We worked hard to change our image from a group of women or moms or older women who just did baking things. If there was a B’nei Mitzvah, you bake. We were under the impression that that was our image, so we worked hard to get ourselves out of the kitchen. Some of the publicity that I created when I was on the board listed all the things we did: contributing to the various groups that exist here at Beth Am, and some out in the community—the programs that we supported. The last line was, “...and sometimes we bake.” So, definitely trying to change our image—to expand what people thought our image was—because we were doing those things anyway. We weren’t just baking, but I think that’s what people thought we were doing.
What were some of the issues you faced during your tenure as President of BAW?
Around the time of my presidency, it was challenging to develop the next president and new board and general membership. It seemed that BAW could be in danger of dying out. My predecessor, Jane Marcus, and I collaborated to change the way we developed successive leadership positions.
We collaborated the first year of my presidency to really try and figure out how we could develop leadership within the sisterhood board because until then it had just been that we’d find a president to serve for two years and then we’d have to find someone else. We thought that if we could cultivate more of a presidency and vice-presidency, where the vice-president would then move into the presidency, instead of scrambling every two years to find a new president, we would already have that person. We would have been cultivating a vice-president, so it wouldn’t seem so imminent or last-minute. We were also trying to restructure the board to give board members more ownership of how the board ran.

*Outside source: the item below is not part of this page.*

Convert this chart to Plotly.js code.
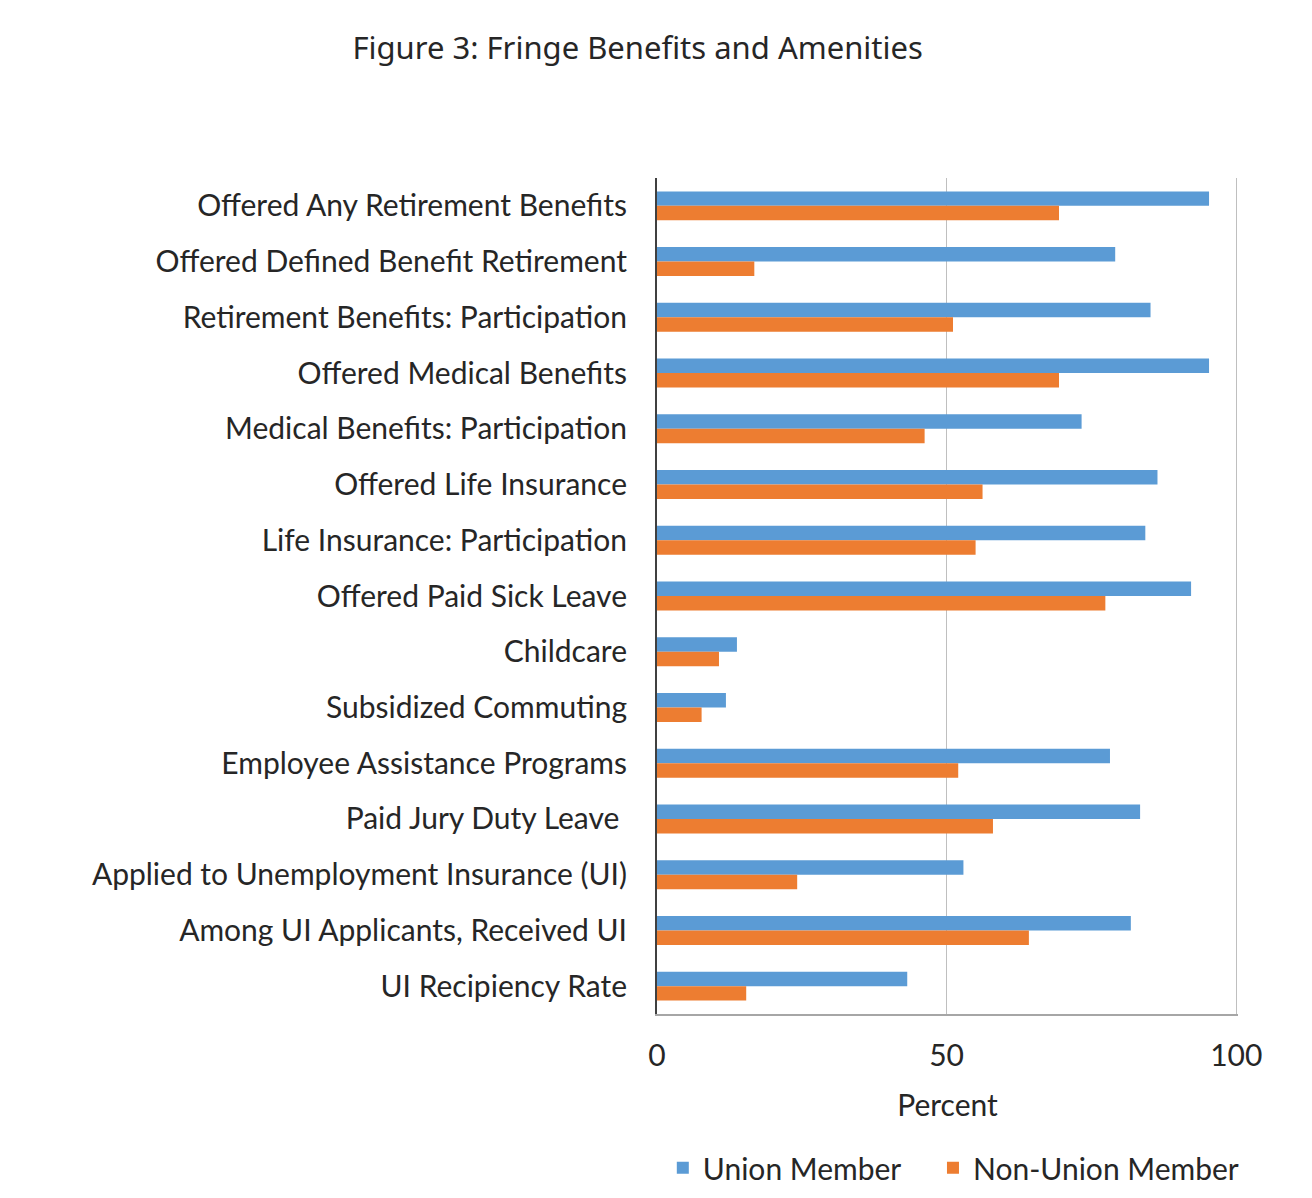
<!DOCTYPE html>
<html>
<head>
<meta charset="utf-8">
<script src="https://cdn.plot.ly/plotly-3.0.1.min.js"></script>
<style>
  html, body { margin: 0; padding: 0; background: #fff; }
  #chart { width: 1312px; height: 1198px; }
</style>
</head>
<body>
<div id="chart"></div>
<script>
// categories, top to bottom
var categories = [
  "Offered Any Retirement Benefits",
  "Offered Defined Benefit Retirement",
  "Retirement Benefits: Participation",
  "Offered Medical Benefits",
  "Medical Benefits: Participation",
  "Offered Life Insurance",
  "Life Insurance: Participation",
  "Offered Paid Sick Leave",
  "Childcare",
  "Subsidized Commuting",
  "Employee Assistance Programs",
  "Paid Jury Duty Leave ",
  "Applied to Unemployment Insurance (UI)",
  "Among UI Applicants, Received UI",
  "UI Recipiency Rate"
];

// percent
var unionMember = [95.3, 79.1, 85.2, 95.3, 73.3, 86.4, 84.3, 92.2, 13.8, 11.9, 78.2, 83.4, 52.9, 81.8, 43.2];
var nonUnionMember = [69.4, 16.8, 51.1, 69.4, 46.2, 56.2, 55.0, 77.4, 10.7, 7.7, 52.0, 58.0, 24.2, 64.2, 15.4];

var xTicks = [0, 50, 100];

var labelFont = { family: "Lato, 'Open Sans', sans-serif", size: 30, color: "#262626" };

var traces = [
  {
    type: "bar",
    orientation: "h",
    name: "Union Member",
    y: categories,
    x: unionMember,
    marker: { color: "#5B9BD5" },
    legend: "legend",
    hoverinfo: "x+y"
  },
  {
    type: "bar",
    orientation: "h",
    name: "Non-Union Member",
    y: categories,
    x: nonUnionMember,
    marker: { color: "#ED7D31" },
    legend: "legend2",
    hoverinfo: "x+y"
  }
];

// one legend per series so each entry sits where the original has it
var legendBase = {
  orientation: "h",
  xanchor: "left",
  y: -0.184,
  yanchor: "middle",
  font: labelFont,
  itemclick: false,
  itemdoubleclick: false
};

var layout = {
  width: 1312,
  height: 1198,
  paper_bgcolor: "#ffffff",
  plot_bgcolor: "#ffffff",
  margin: { l: 657, r: 74, t: 178, b: 184, autoexpand: false },
  barmode: "group",
  bargap: 0.48,
  bargroupgap: 0,
  showlegend: true,
  title: {
    text: "Figure 3: Fringe Benefits and Amenities",
    font: { family: "'Noto Sans', 'Open Sans', sans-serif", size: 31, color: "#262626" },
    xref: "container",
    x: 0.486,
    xanchor: "center",
    yref: "container",
    y: 0.96,
    yanchor: "middle"
  },
  xaxis: {
    // a hair past 100 so the gridline at 100 is still drawn
    range: [0, 100.3],
    tickvals: xTicks,
    ticktext: xTicks.map(String),
    showgrid: true,
    gridcolor: "#BFBFBF",
    gridwidth: 1.5,
    zeroline: false,
    showline: true,
    linecolor: "#A6A6A6",
    linewidth: 1.5,
    ticks: "",
    ticklabelstandoff: 14,
    tickfont: labelFont,
    title: { text: "Percent", font: labelFont, standoff: 24 },
    fixedrange: true
  },
  yaxis: {
    type: "category",
    autorange: "reversed",
    showgrid: false,
    zeroline: false,
    showline: true,
    linecolor: "#404040",
    linewidth: 2,
    ticks: "",
    ticklabelstandoff: 22,
    tickfont: labelFont,
    fixedrange: true
  },
  legend: Object.assign({}, legendBase, { x: 0.01 }),
  legend2: Object.assign({}, legendBase, { x: 0.475 })
};

Plotly.newPlot("chart", traces, layout, { displayModeBar: false, staticPlot: true });
</script>
</body>
</html>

We were concerned about how to increase our membership. Prior to my presidency, we were very low in numbers… maybe between 100 and 200 women, I think, out of a very large congregation, so we were always looking for ways to increase our membership. That was very important to us.
I don’t remember exactly when—it might have been the year before I was president—we worked with the temple administration to insert a line-item into the whole package with the annual dues form that everyone got and that’s how we increased our membership to maybe something like 585. It was an amazing increase, and we were proud of that. Having more members meant we had more money to give to the congregation.
What BAW activities did you enjoy most?
I always loved the kick off event. That was the event where we usually got a huge turnout and it “kicked off” our year of programming. We had a speaker or did something special, which was usually fun. Every year it’s been something different. We’ve had comedians come; we’ve had authors come—things like that. I think one year we might have just done some skits ourselves when we were trying to let people know what exactly we do.
I think the Beth Am Women’s Dessert Seder is always a really excellent event. It usually happens the fifth or sixth night of Passover and it’s all women. One of our rabbis or the cantor come and officiate. There’s a Haggadah that we use that was specifically written here at this temple for it. It’s a multi-generational thing and I think that’s why it can be so beautiful. You have young girls come with their grandmothers and it’s a really nice event.
What kind of impact did Women of Reform Judaism (WRJ) have on you?
It was at those conferences for WRJ that I finally came to understand what our sisterhood actually was doing: that we were a small part of a larger organization and that our primary purpose was to be a philanthropic organization. The money we raised through dues supported not only our congregation, but also the Jewish community at large through WRJ. So that was one thing that I learned, getting the bigger picture, which I thought was great. And at those conferences, I also discovered that Congregation Beth Am had an enormous reputation as being creative and innovative and on the cutting edge of Reform Jewry. Even though I thought those things already, to hear that from outside of our little community was great. It made me feel very proud to be part of the congregation.
I think it’s important to join, whether you intend to participate in any of the activities or not. Membership provides funding for the congregation, so for that reason it’s really important. I think a lot of women don’t join because they think they’re not going to attend any of the events, or that it’s too much of a time commitment, but we do so much more than just attend events. It’s about our philanthropic arm.
What did you learn from being president of BAW?
We were always striving to get more women to attend. I learned that each thing we offer, each activity, will attract a certain niche of people and that the whole can’t necessarily satisfy everyone. It’s okay if you only get a small turnout for this kind of activity and a bigger one for that. It’s okay not to meet everyone’s needs. Through the variety of programs we offer at both Beth Am Women and the congregation as a whole, you meet the needs of the entire congregation, but any one thing cannot meet all of the needs at the same time.
I think that being Beth Am Women president did more for me than it did for the congregation. I can’t claim any great legacy or anything, but it was a huge part of my life. I never dreamed that I could be the leader of a group. The things I did as president were things that I never imagined doing as a younger person, so I think it helped me grow in great ways.
Just actually being the face of Beth Am Women brought me out of myself, being a community leader. There was a newsletter that the president always wrote and since it was online, there was a picture that went with it. So I would be out in my neighborhood and women I didn’t even know would come up and say, “Oh, I read your newsletter and I’m so glad you’re president.” Or, “I’m going to try to get to that event.” It was amazing to realize what an impact sisterhood was having on people and how having someone recognizable as a leader was important to the organization. And the idea that you’re just a normal person in your neighborhood, but that people know who you are was a little bit awing.